In my happy times time flies and I forget it is here. In my sad times I run to it and have cathartic dumps of words. And that is why I am here dear friends.
Shane and I were matched. If you don't know adoption terminology it means that our agency thought we would be a good match for a birth mom. Sounds great right? Not when the match does not work out. Then that match turns into what I like to call an adoption miscarriage. We didn't quite have an actual adoption miscarriage. In fact, we didn't even get to meet the kids. Yes. Kids. Plural. Let me start from the beginning.
I was at Kohl's the other day when my phone starting blasting Lady Gaga's "the edge of glory." Its our adoption song. It's the ringtone to our agency and everything related to our babies adoptions. My heart skipped a beat. I knew that ringtone but it had not rang in so long. I answered. Fast. Sure enough. It was what I thought it could be. A match. Well. A possible match.
Agency person called to tell us about a very special situation. Two siblings. 2.5 girl and 4.5 boy. For the sake of their privacy that's all I can say. He thought that because of our open mentality and current parenting views we would want to meet them. The mom in me wanted to say yes. The social worker as well. The heartbroken paper-pregnant woman who is seeking to have her family complete was desperate to say yes.
So I said, can you send me a picture and I'll call you back. And I hung up. And cried. And then texted S because I didn't have the courage to call him. And he said no. That's his story. And I respect his privacy. We agree it's a no. A big no. There's birth order and emotional attachment and L's well-being and his world being turned upside down and finances and our families and I know this is a big long run-on sentence. There's many reasons why not. In fact there doesn't have to be any reasons. If a match doesn't match then its a no go. But that doesn't mean it doesn't hurt like hell.

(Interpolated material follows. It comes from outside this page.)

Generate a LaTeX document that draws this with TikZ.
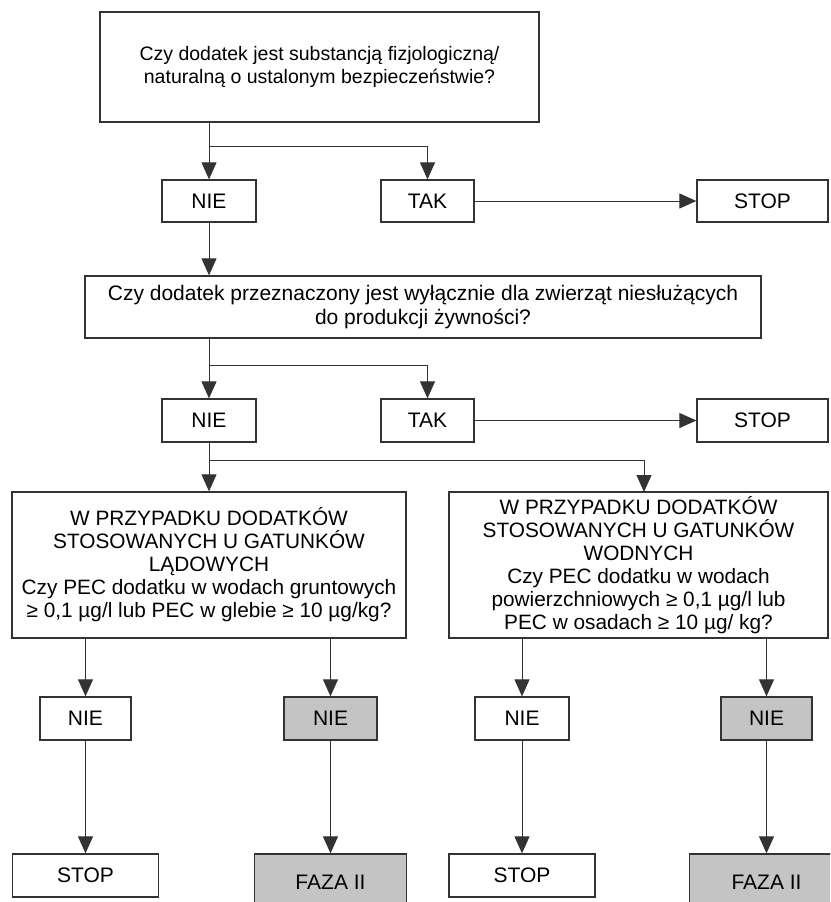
\documentclass[tikz,border=0pt]{standalone}
\usepackage{fontspec}
\setmainfont{Liberation Sans}
\usetikzlibrary{arrows.meta,calc}
\definecolor{ln}{HTML}{333333}
\definecolor{fillg}{HTML}{C4C4C4}
\begin{document}
\begin{tikzpicture}[x=1pt,y=-1pt,
  box/.style={draw=ln,line width=1.3pt,fill=white,inner sep=0pt,align=center,
    font=\fontsize{21}{23}\selectfont},
  greybox/.style={box,fill=fillg},
  arr/.style={draw=ln,line width=1pt,-{Triangle[length=17pt,width=15pt]}},
  plain/.style={draw=ln,line width=1pt}]
\useasboundingbox (0,0) rectangle (830,902);
\clip (0,0) rectangle (830,902);
% row 1
\node[box,minimum width=439pt,minimum height=110pt,font=\fontsize{19.5}{23}\selectfont] (q1) at (319.5,67)
  {Czy dodatek jest substancją fizjologiczną/\\naturalną o ustalonym bezpieczeństwie?};
\node[box,minimum width=94pt,minimum height=42pt] (nie1) at (209,201) {NIE};
\node[box,minimum width=93pt,minimum height=42pt] (tak1) at (427.5,201) {TAK};
\node[box,minimum width=131pt,minimum height=42pt] (stop1) at (762.5,201) {STOP};
\coordinate (j1) at (209,146);
\draw[arr] (q1.south -| nie1.north) -- (nie1.north);
\draw[arr] (j1) -| (tak1.north);
\draw[arr] (tak1.east) -- (stop1.west);
% row 2
\node[box,minimum width=676pt,minimum height=62pt,font=\fontsize{21}{24}\selectfont] (q2) at (423,307)
  {Czy dodatek przeznaczony jest wyłącznie dla zwierząt niesłużących\\do produkcji żywności?};
\draw[arr] (nie1.south) -- (nie1.south |- q2.north);
\node[box,minimum width=94pt,minimum height=43pt] (nie2) at (209,420.5) {NIE};
\node[box,minimum width=93pt,minimum height=43pt] (tak2) at (427.5,420.5) {TAK};
\node[box,minimum width=131pt,minimum height=43pt] (stop2) at (762.5,420.5) {STOP};
\coordinate (j2) at (209,365);
\draw[arr] (q2.south -| nie2.north) -- (nie2.north);
\draw[arr] (j2) -| (tak2.north);
\draw[arr] (tak2.east) -- (stop2.west);
% row 3
\node[box,minimum width=394pt,minimum height=146pt,font=\fontsize{20.8}{23}\selectfont] (q3l) at (209,565)
  {W PRZYPADKU DODATKÓW\\STOSOWANYCH U GATUNKÓW\\LĄDOWYCH\\Czy PEC dodatku w wodach gruntowych\\≥ 0,1 µg/l lub PEC w glebie ≥ 10 µg/kg?};
\node[box,minimum width=379pt,minimum height=146pt,font=\fontsize{20.8}{23}\selectfont] (q3r) at (638.5,565)
  {W PRZYPADKU DODATKÓW\\STOSOWANYCH U GATUNKÓW\\WODNYCH\\Czy PEC dodatku w wodach\\powierzchniowych ≥ 0,1 µg/l lub\\PEC w osadach ≥ 10 µg/ kg?};
\coordinate (j3) at (209,460);
\coordinate (j3r) at (644,492);
\draw[arr] (nie2.south) -- (nie2.south |- q3l.north);
\draw[arr] (j3) -| (j3r);
% row 4
\node[box,minimum width=91pt,minimum height=43pt] (n4a) at (85.5,718.5) {NIE};
\node[greybox,minimum width=93pt,minimum height=43pt] (n4b) at (330.5,718.5) {NIE};
\node[box,minimum width=94pt,minimum height=43pt] (n4c) at (522,718.5) {NIE};
\node[greybox,minimum width=91pt,minimum height=43pt] (n4d) at (766.5,718.5) {NIE};
\draw[arr] (q3l.south -| n4a.north) -- (n4a.north);
\draw[arr] (q3l.south -| n4b.north) -- (n4b.north);
\draw[arr] (q3r.south -| n4c.north) -- (n4c.north);
\draw[arr] (q3r.south -| n4d.north) -- (n4d.north);
% row 5
\node[box,minimum width=146pt,minimum height=43pt] (s5a) at (85.5,875.5) {STOP};
\node[greybox,minimum width=152pt,minimum height=56pt] (s5b) at (330.5,882) {FAZA II};
\node[box,minimum width=146pt,minimum height=43pt] (s5c) at (522,875.5) {STOP};
\node[greybox,minimum width=154pt,minimum height=56pt] (s5d) at (766.5,882) {FAZA II};
\draw[arr] (n4a.south) -- (s5a.north);
\draw[arr] (n4b.south) -- (s5b.north);
\draw[arr] (n4c.south) -- (s5c.north);
\draw[arr] (n4d.south) -- (s5d.north);
\end{tikzpicture}
\end{document}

I want my second child. I want to be able to breathe a sigh of thankful relief that my arms are filled by the two most important people in my life. But I sit here with one baby sleeping quietly in his room. A little boy with dirty fingernails and sticky hair even after bath time. And I know that I am blessed. I know I need to be thankful. Yet I am broken.
L is my world. If I don't ever parent anyone else again I will die happy because I got to parent but everyday I mourn the fact that I do not have any control as to HOW my family is formed. I have no control over the agency showing our profile to a birth mom. I have no control over wether she chooses us or not. I know we chose adoption as the means to create our family and I know the wait is long and I know its worth it. But tonight I came home to this blog because I don't understand any of that. I want Liam to meet Mila. I want them to be close in age. I want him to have what I didn't have. A companion, a partner in crime, a best friend.
Tonight I don't understand and this blog doesn't judge me. This blog doesn't jump to conclusions or assume anything. It just listens.
I am terrified that this is going to put a negative checkmark next to our name at the agency. We will be those people who didn't say yes to those wonderful kids. And I know those are irrational fears. I'm a social worker for God's sake. Irrational and highly unethical. But tonight I don't understand. Tonight I am broken. So I came home.
Thank you for reading this because by doing so you are supporting me. And if I've been an asshole now you know why.
Ps.. I am highly embarrassed about the lack of grammar, punctuation and sense of this post. But tonight I just don't understand.